So I signed up for a Facebook account the other day. The story why I did, and why it took this long, is long and complicated. For a long time, I'd defiantly remained clear of the social networking sites. I still remember a few years back, when both sites liberalized their membership rules; it upset several of my students who felt those sites should be their generation's exclusive province. Since then, I've had a hard time getting away from the idea that Facebook and MySpace are for kids.
It doesn't take long to set up the account. And, yet, as soon as I set the account up, there was already a friend request from someone I don't really know. There were suggestions for people, based on various bits of data submitted during signup, to whom I could send friend requests. A handful were people I actually know. Many of them weren't. (The mayor of the nearest large city? A local news anchor? Please.)
Immediately, I felt like I was back in high school. Complete with all the social awkwardness. All that was missing was a piece of notebook paper saying, "Do you like me?" with the "yes" and "no" check boxes. Maybe some people can deal with that, and they're used to it. Me, I can't. I can't wrap my head around the idea of having to deal with friend requests, of being concerned about being turned down if I send a friend request to someone, of the ramifications of "unfriending." It just doesn't fit my style. (Plus, I don't handle rejection very well, I'm afraid. Like John Houseman as Admiral Barnswell in the great Seven Days in May, "I only bet on sure things.")
I'm more accustomed to what's happened with the Interwebs as it had been. Someone posts a blog or a puts up a website and you can read it on the open Web, and then interact with them as you wish, no real strings attached. For instance, if you send me an e-mail through the address or leave me a comment, I like that it doesn't necessarily have any implications beyond itself. If I know you, we can carry on a correspondence or share a laugh. If you're someone I don't know, we can have a nice single-serving transaction. (Yes, here's where you can insert the line from Fight Club about "single-serving friends.")
But I'm not sure about the implied, and in many ways artificial, intimacy of the concept of friends on MySpace or Facebook. Maybe my concept of a "friend" is too old-fashioned. To me a "friend" is someone you know well, someone with whom you correspond regularly on subjects of shared interest, someone you'll go out of your way to meet up with when they're in town, somebody you'll get on a plane just to spend a few days with, somebody who'll come over on a Saturday and help you put an air conditioner in your spare room window.
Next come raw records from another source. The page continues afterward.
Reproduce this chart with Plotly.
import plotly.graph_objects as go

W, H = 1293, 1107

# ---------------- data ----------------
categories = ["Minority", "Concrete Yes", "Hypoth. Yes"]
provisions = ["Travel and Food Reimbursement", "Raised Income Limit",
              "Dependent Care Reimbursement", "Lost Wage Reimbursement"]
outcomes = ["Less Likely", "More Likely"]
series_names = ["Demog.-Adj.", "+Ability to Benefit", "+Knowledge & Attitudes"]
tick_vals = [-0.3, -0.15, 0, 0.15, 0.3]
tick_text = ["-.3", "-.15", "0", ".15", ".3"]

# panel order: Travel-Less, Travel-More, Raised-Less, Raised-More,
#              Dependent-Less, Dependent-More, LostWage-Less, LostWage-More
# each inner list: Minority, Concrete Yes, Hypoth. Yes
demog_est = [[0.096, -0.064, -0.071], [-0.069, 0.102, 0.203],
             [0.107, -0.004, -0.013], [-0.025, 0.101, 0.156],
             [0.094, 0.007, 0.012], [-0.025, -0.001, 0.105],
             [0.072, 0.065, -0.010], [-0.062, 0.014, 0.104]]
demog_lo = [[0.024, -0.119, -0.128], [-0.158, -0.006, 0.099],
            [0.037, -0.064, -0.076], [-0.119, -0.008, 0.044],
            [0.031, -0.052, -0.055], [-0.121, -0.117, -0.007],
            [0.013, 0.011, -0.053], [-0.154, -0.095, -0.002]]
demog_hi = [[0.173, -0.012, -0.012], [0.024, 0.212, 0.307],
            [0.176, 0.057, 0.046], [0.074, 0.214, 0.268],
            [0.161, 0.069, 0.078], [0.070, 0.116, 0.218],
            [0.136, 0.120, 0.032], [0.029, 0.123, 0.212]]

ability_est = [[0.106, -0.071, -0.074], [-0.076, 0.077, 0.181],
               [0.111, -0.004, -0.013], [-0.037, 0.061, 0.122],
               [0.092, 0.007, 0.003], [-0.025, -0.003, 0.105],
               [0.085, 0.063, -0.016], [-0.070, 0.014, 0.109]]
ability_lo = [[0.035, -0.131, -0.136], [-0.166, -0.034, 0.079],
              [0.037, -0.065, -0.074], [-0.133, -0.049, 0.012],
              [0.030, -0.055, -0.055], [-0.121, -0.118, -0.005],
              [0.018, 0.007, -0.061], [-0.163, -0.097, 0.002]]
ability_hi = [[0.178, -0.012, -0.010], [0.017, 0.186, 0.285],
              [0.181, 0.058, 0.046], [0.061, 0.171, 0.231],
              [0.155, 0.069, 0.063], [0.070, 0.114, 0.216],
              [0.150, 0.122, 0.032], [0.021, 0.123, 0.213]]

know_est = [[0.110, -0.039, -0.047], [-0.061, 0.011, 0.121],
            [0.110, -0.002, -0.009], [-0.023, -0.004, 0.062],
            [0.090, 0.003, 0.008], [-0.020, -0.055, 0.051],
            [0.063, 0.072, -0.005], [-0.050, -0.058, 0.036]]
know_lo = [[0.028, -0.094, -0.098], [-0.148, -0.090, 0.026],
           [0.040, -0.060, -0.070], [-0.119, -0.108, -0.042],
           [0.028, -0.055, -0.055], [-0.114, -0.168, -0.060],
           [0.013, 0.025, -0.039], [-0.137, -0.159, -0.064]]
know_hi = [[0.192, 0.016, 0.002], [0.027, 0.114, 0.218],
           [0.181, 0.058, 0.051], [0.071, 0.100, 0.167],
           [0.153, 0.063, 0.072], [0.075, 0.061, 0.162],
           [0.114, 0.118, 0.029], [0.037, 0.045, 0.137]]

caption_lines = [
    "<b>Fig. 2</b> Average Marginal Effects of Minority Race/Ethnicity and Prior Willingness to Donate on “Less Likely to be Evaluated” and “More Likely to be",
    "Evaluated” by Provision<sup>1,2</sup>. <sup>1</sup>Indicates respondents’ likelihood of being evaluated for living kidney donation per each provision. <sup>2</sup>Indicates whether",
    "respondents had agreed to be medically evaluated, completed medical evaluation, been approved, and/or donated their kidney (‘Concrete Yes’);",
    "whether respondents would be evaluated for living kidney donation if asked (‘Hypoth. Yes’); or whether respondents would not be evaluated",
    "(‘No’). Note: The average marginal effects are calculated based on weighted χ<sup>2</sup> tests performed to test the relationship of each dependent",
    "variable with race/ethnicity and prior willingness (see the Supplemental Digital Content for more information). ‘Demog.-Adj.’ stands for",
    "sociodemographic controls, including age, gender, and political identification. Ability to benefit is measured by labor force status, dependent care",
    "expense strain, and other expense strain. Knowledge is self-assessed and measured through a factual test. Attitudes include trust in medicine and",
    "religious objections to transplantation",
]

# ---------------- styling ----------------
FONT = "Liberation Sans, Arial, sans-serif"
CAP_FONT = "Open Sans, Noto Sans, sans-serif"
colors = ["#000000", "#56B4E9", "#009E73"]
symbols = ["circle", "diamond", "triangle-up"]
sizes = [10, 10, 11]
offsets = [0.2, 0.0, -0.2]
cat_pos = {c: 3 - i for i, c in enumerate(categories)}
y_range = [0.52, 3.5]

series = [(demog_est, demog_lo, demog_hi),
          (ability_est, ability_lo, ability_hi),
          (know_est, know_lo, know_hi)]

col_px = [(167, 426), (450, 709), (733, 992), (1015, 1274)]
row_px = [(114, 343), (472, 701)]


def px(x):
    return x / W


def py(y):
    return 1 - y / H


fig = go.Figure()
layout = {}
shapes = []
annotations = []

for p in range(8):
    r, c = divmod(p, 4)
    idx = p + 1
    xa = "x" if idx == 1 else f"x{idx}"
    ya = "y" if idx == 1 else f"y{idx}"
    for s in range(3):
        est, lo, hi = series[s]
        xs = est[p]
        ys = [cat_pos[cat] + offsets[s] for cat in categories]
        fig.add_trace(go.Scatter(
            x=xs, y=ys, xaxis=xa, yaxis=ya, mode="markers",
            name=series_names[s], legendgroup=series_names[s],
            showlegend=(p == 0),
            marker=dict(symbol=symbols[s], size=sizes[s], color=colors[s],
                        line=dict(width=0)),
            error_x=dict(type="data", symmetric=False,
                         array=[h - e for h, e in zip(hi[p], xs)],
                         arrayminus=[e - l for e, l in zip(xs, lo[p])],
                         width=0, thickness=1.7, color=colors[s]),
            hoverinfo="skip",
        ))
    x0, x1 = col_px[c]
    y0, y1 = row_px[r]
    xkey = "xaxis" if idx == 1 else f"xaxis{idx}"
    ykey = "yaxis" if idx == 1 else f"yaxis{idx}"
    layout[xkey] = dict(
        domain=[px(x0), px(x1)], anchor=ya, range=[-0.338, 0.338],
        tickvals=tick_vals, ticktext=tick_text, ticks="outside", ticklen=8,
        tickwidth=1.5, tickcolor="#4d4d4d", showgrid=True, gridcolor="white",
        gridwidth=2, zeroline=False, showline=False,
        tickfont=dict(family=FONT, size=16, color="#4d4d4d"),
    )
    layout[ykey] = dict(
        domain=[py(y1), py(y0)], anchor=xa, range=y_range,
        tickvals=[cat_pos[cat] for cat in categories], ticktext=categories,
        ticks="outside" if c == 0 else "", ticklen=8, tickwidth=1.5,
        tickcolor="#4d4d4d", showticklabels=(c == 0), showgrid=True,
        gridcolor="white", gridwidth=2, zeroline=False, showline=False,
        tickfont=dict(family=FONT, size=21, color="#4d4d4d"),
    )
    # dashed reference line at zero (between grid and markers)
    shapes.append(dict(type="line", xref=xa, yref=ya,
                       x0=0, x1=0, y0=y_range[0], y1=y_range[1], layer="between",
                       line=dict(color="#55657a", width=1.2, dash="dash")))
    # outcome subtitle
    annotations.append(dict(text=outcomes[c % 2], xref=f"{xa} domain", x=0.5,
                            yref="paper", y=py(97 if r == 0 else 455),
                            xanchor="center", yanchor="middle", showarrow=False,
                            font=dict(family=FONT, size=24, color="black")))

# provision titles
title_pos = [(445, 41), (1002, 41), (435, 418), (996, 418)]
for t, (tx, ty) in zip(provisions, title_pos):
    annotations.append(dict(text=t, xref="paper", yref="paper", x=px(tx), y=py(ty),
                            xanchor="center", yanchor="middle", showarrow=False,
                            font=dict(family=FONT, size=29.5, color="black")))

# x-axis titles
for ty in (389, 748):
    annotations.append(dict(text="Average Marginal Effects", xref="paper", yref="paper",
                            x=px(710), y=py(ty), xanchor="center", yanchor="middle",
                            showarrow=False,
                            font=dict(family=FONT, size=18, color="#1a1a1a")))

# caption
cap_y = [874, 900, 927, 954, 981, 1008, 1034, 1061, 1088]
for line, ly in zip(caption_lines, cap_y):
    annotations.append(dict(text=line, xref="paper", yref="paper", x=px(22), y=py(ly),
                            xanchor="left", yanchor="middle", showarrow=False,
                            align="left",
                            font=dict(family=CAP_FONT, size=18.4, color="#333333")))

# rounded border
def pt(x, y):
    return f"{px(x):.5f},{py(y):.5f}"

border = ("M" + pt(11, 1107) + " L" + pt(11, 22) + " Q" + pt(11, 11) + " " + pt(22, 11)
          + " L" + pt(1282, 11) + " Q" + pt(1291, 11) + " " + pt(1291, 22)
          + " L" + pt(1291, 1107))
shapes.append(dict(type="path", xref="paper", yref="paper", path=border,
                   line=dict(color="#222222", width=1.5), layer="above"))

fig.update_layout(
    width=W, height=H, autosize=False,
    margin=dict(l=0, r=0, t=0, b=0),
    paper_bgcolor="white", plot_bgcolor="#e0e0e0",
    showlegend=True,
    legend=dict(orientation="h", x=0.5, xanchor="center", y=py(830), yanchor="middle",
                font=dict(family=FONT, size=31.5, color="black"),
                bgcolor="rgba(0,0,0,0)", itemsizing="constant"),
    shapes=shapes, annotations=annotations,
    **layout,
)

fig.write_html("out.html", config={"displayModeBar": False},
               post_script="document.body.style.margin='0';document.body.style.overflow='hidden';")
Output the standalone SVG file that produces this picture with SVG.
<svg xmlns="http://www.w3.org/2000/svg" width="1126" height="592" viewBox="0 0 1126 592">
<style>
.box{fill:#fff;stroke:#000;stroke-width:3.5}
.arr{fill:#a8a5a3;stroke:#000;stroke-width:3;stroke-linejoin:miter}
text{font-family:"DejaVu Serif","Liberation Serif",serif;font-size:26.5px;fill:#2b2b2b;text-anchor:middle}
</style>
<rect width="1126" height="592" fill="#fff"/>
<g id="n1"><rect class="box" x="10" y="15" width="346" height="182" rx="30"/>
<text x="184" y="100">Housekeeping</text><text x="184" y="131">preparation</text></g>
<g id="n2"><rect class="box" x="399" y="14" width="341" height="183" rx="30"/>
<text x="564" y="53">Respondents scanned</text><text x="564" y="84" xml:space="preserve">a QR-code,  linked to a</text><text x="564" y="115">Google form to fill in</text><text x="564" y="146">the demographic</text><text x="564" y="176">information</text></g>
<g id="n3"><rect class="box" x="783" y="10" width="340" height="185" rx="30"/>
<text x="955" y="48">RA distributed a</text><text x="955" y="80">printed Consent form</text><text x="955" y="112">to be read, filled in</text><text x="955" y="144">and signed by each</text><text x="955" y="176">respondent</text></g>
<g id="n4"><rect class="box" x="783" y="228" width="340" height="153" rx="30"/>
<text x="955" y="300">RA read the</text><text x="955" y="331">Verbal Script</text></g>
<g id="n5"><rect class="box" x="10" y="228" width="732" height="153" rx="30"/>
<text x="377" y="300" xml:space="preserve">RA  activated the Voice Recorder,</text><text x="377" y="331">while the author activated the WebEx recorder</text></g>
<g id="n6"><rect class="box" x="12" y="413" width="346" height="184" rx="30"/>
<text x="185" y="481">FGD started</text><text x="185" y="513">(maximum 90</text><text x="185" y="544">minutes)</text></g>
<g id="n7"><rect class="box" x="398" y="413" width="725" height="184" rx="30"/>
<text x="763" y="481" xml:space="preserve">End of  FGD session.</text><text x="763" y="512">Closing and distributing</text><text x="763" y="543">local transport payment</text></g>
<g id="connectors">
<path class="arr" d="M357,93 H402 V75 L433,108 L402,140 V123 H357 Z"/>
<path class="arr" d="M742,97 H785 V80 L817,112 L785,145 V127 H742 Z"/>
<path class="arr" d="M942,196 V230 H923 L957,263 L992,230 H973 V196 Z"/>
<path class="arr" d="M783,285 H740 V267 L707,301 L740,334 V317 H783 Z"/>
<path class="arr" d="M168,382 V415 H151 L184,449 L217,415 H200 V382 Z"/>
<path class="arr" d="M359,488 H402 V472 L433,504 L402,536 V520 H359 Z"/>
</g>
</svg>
To me, a friend is someone you know.
That's distinct from an acquaintance: someone you know from a few two or three-line e-mails, or someone you know from seeing them two or three times a week at the store, when you exchange pleasantries and maybe a joke. Or, occasionally, it's someone famous who will drop you an e-mail and you'll engage in some brief correspondence (as has happened here). I'll sometimes use the term "ol' buddy" (as I did the other day) as a lighthearted analogy for this. You're pleased to make their acquaintance, and if circumstances allowed perhaps you would enjoy having them as friends, but it's not quite friendship in the classic sense. They're too busy, or you want to keep a professional distance, or something else is at work. Or you don't want to get your hopes up, only to have any meeting turn into Timmy Williams' Coffee Time.
So that's something else that bothers me about the concept of "friends" in the MySpace/Facebook sense. It's so "all or nothing," and worse still, it seems phony to me. If I send a friend request to a famous person because I want to read his or her blog, it implies a closer relationship than actually exists. It's really an online version of a fan club, when in reality, you don't know these people and they don't know you, and I try not to bother people I don't know unless I have business to transact. There are famous people I admire, but I really don't want to interact with them. I have no reason to take up any of their time. I'm content to admire their work from afar, and it will make no appreciable difference in my life if they acknowledge my existence. I've met a few famous people I admire, and I can tell you it's sort of like a diet-soda buzz: it's cool for a moment, but then life goes on.
Oh, I'm sure at some point I'll configure my new Facebook account and send out a few friend requests to some people I genuinely know and like. It's sort of in my best professional interests to have some form of functional social networking, and there are a few people with whom I would enjoy the interaction, I know. But, remember, I'm someone who didn't get a cell phone until six years ago, and even then it was for use in emergencies. And I'll be first in line the day they get a Selectric to run Snow Leopard.